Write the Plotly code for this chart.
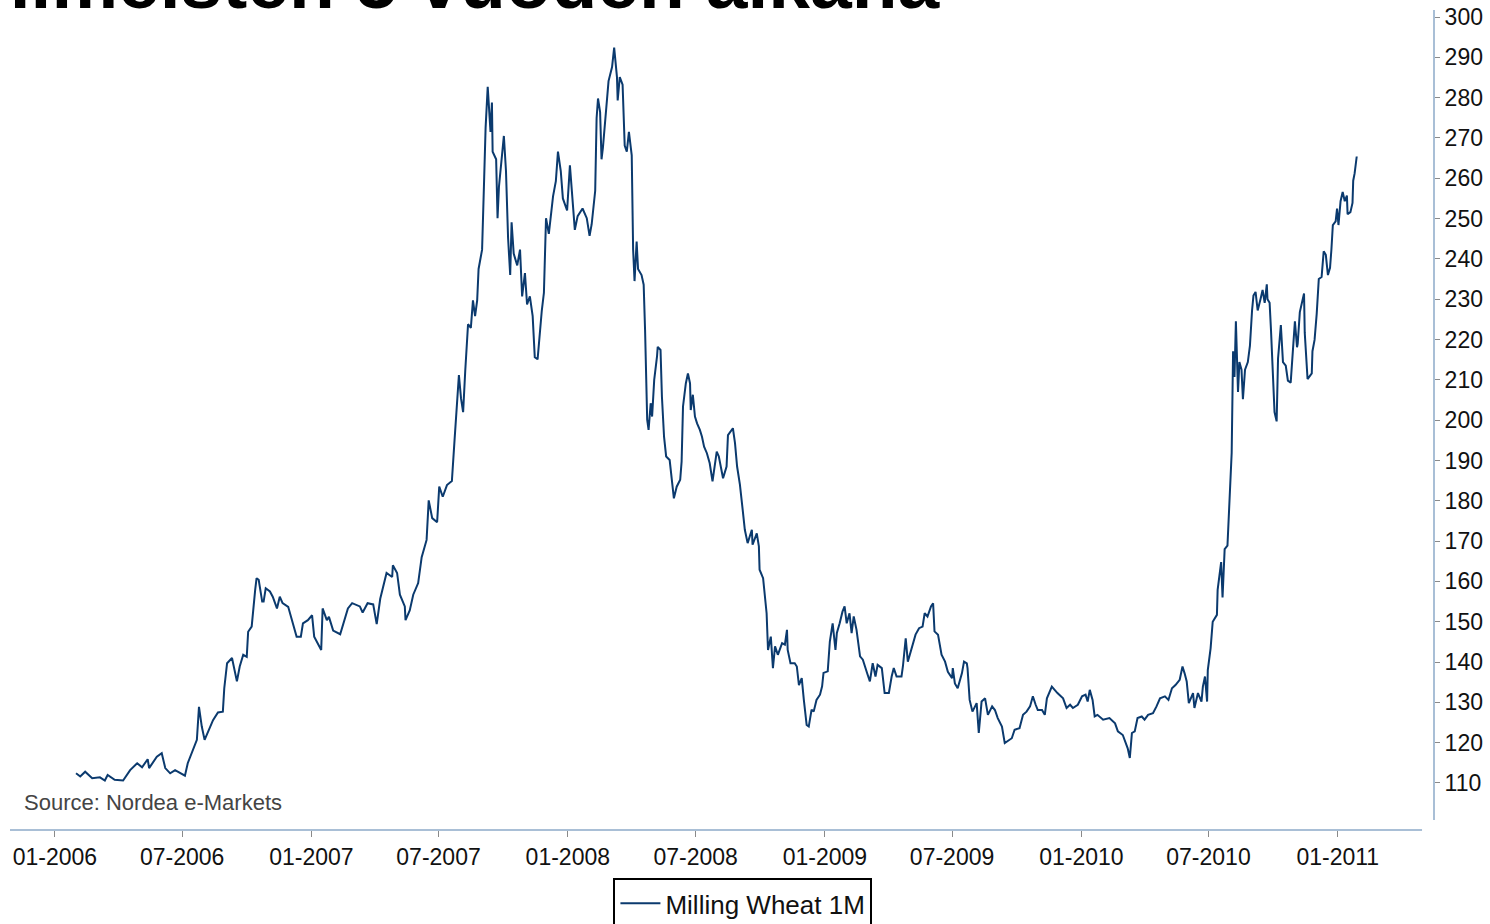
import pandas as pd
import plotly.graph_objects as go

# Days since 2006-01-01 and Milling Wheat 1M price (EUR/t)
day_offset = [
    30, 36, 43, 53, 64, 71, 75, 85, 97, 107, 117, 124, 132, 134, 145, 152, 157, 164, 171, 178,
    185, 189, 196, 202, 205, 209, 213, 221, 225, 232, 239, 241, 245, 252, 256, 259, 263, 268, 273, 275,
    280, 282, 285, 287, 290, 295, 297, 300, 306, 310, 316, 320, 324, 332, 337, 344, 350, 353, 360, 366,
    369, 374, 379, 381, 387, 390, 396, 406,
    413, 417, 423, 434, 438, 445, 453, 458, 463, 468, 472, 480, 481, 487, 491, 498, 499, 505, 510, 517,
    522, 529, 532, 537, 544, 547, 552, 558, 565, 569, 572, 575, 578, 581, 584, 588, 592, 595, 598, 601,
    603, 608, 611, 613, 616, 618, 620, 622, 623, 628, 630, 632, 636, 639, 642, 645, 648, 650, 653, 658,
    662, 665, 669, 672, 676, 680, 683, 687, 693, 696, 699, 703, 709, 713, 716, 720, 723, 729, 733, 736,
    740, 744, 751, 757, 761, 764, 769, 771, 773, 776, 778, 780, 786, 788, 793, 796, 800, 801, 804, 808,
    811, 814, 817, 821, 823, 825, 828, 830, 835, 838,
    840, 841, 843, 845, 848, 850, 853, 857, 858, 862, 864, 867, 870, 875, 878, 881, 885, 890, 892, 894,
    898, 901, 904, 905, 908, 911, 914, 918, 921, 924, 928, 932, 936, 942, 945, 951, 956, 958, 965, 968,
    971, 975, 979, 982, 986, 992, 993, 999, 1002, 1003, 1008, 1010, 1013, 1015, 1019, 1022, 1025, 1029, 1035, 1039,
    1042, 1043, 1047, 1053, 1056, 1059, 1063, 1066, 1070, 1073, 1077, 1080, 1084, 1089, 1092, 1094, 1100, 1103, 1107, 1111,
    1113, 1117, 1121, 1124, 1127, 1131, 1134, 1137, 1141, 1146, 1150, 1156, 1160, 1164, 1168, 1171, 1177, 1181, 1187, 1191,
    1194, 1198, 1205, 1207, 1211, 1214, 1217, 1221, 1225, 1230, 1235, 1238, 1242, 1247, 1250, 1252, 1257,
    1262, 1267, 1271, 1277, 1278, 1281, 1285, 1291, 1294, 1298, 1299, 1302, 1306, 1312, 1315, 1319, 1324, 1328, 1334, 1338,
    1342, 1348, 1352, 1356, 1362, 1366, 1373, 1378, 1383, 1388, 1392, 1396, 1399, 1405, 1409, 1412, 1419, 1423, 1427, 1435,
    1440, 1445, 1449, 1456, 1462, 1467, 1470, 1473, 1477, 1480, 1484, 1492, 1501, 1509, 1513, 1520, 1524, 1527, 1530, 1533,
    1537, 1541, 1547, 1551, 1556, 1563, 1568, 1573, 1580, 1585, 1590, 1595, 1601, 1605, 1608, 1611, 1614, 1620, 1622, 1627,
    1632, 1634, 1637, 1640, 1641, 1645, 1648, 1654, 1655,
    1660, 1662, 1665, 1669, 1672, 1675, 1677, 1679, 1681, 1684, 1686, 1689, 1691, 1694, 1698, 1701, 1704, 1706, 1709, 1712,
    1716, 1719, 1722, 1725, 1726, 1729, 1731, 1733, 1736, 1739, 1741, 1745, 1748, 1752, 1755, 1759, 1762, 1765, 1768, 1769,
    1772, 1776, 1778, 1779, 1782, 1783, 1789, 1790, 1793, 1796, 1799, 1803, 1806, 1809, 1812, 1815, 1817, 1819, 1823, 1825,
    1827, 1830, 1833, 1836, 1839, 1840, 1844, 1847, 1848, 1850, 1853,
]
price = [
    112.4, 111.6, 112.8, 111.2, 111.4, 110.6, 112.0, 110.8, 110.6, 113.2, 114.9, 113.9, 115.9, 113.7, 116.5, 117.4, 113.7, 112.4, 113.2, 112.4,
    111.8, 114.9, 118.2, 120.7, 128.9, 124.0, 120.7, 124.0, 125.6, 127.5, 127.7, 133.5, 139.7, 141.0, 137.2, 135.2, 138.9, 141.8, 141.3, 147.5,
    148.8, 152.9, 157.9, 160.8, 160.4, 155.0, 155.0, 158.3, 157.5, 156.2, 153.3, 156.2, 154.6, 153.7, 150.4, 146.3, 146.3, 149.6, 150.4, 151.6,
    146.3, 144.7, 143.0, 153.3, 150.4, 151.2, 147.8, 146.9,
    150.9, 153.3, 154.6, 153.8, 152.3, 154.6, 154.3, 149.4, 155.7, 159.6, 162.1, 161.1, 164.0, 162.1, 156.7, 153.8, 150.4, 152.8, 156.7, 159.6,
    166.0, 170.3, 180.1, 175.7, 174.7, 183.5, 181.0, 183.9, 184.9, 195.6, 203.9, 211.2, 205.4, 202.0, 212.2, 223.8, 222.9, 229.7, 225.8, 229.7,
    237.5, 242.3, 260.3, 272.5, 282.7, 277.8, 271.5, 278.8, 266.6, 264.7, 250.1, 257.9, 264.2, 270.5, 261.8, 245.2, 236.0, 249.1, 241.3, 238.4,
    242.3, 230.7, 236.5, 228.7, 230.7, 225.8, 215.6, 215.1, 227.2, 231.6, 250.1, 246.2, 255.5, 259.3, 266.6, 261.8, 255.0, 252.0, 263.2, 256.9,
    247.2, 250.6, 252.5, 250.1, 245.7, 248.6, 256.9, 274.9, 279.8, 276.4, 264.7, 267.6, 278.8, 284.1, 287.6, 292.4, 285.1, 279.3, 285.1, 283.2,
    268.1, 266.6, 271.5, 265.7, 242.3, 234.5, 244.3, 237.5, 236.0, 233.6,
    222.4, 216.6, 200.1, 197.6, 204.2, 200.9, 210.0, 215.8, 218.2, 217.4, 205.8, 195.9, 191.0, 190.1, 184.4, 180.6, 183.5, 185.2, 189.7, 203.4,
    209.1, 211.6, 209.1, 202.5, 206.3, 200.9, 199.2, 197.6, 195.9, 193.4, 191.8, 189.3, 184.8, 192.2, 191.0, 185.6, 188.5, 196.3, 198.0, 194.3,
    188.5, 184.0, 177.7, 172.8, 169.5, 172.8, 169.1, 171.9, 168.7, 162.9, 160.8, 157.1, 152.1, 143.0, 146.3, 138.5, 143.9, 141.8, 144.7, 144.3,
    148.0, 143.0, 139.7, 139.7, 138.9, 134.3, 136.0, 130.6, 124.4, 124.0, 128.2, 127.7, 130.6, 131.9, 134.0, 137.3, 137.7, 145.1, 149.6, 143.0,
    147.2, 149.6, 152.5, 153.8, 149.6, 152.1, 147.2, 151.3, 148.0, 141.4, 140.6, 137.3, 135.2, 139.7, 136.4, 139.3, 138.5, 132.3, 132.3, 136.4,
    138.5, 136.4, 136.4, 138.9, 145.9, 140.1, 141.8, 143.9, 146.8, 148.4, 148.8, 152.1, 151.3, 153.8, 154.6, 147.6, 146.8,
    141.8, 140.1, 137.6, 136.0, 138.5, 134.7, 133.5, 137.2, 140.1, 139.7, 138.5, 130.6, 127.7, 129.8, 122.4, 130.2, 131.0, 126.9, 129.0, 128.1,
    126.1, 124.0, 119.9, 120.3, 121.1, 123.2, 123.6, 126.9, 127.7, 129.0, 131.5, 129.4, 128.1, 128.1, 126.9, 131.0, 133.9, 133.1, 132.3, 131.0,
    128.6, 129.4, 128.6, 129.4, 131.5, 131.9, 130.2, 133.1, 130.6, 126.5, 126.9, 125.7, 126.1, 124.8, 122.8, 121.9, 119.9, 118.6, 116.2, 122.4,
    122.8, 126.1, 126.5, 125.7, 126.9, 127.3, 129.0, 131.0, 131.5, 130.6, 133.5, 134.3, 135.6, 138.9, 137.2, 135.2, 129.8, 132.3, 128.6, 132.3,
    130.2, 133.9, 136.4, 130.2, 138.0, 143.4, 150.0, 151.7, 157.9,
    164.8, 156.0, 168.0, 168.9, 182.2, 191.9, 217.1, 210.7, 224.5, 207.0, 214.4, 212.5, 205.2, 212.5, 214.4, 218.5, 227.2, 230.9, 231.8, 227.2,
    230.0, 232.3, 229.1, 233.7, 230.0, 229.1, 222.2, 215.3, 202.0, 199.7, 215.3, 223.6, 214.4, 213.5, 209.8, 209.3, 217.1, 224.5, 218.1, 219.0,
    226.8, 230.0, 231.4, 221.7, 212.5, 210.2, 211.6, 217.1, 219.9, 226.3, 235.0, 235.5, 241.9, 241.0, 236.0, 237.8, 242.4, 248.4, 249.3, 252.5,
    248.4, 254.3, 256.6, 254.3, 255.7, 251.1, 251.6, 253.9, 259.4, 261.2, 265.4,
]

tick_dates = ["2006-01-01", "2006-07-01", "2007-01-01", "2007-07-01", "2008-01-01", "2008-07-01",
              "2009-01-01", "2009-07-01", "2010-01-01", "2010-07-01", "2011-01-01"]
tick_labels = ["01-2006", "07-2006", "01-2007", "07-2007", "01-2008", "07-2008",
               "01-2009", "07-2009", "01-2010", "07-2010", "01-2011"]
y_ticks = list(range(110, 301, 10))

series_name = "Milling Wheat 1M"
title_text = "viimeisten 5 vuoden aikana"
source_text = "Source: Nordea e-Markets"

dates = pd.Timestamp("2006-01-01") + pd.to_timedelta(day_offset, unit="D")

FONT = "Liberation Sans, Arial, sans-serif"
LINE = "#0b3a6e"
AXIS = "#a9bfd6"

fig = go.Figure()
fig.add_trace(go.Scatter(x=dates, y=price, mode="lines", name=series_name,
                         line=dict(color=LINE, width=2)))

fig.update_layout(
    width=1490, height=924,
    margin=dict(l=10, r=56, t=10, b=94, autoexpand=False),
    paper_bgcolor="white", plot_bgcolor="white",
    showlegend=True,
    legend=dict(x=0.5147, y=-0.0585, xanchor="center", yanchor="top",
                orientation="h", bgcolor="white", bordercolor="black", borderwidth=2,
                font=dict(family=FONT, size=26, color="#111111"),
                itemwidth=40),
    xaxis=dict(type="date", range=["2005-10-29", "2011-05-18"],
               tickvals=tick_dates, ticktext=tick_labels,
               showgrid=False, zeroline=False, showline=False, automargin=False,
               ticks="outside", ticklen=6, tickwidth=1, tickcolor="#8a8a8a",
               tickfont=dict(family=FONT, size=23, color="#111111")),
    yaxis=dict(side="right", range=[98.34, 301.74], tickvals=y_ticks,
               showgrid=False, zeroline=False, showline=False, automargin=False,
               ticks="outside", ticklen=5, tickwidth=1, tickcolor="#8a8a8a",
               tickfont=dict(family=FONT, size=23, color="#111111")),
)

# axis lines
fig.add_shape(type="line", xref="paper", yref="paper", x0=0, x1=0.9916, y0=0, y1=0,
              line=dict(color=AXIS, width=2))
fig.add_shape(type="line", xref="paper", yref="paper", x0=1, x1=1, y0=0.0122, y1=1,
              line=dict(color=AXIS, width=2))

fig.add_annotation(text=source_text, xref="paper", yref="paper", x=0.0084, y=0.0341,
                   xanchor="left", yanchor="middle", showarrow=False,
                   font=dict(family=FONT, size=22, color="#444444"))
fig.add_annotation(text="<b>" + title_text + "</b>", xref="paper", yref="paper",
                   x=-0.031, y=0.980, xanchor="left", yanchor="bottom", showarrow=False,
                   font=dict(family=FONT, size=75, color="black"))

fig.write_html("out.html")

════

▶ **SET EXERCISE**
Make an exact copy of the lines from the top of the material through the line with "import plotly.graph_objects as go", pictures excluded.

▶ **OUTPUT FOR THIS EXERCISE**
Write the Plotly code for this chart.
import pandas as pd
import plotly.graph_objects as go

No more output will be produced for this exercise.